Nossa mocinha voltou para nós ainda mais cheia de caprichos e impertinente. De Heathcliff não tínhamos notícias desde a noite da tempestade; um dia, quando ela me provocou demais, tive a má ideia de culpá-la pelo desaparecimento do rapaz – o que não era mais do que a pura verdade, como ela bem sabia. A partir desse momento, passou vários meses sem me dirigir a palavra, a não ser como mera criada. Joseph também foi banido. Ele dizia o que pensava e fazia sermões do mesmo jeito, como se ela fosse uma menininha; Catherine, porém, considerava-se uma mulher e nossa patroa, e achava que sua recente enfermidade lhe dava o direito de ser tratada com consideração. Além disso, o médico disse não ser recomendável contrariá-la; as coisas tinham que ser feitas ao seu jeito, e seria crime, aos olhos dela, se alguém tentasse se opor a ela ou contradizê-la.
Mantinha distância do sr. Earnshaw e de seus amigos.
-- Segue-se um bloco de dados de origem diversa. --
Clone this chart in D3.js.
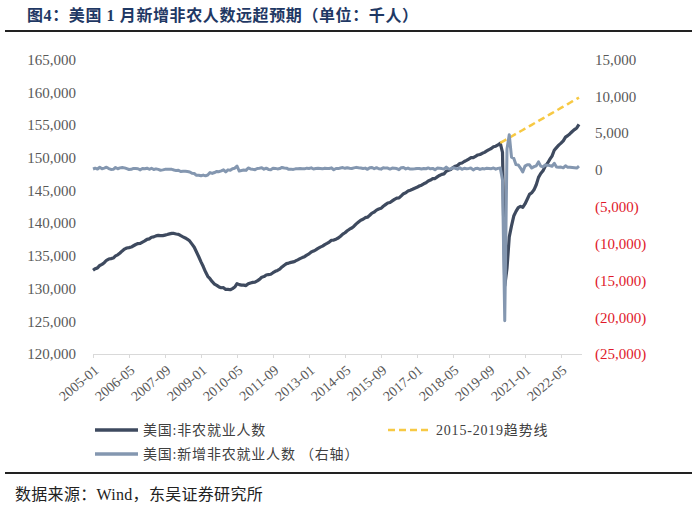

Seu irmão, instruído por Kenneth e para não lhe provocar ataques de nervos, concedia-lhe tudo o que lhe dava na ideia exigir e evitava de todos os modos exasperá-la. Era por demais indulgente ao lhe satisfazer todos os caprichos; não por afeto, mas por orgulho: desejava muito vê-la honrar a família por meio de uma aliança com os Linton, e, contanto que ela o deixasse em paz, podia nos tratar a todos como escravos, ele não dava a mínima!
Edgar Linton, como tantos antes dele e tantos depois, estava apaixonado e se sentiu o homem mais feliz do mundo ao levá-la para a capela de Gimmerton, três anos depois da morte do pai.
Muito contra a minha vontade, fui persuadida a deixar Wuthering Heights e vir para cá com ela. O pequeno Hareton estava com quase cinco anos, e eu começara a alfabetizá-lo. Nossa despedida foi triste, mas as lágrimas de Catherine foram mais poderosas do que as nossas. Quando me recusei a acompanhá-la, e ela viu que suas súplicas não me comoviam, foi se queixar com o marido e com o irmão. O primeiro me ofereceu um salário magnífico; o segundo ordenou-me que fizesse as malas: não queria mulheres em casa, agora que já não havia uma patroa; quanto a Hareton, o pároco cuidaria de orientá-lo. Assim, não tive outra escolha além de obedecer às ordens. Falei ao patrão que ele se desfazia de todas as pessoas decentes só para se arruinar um pouco mais depressa; beijei Hareton e disse adeus.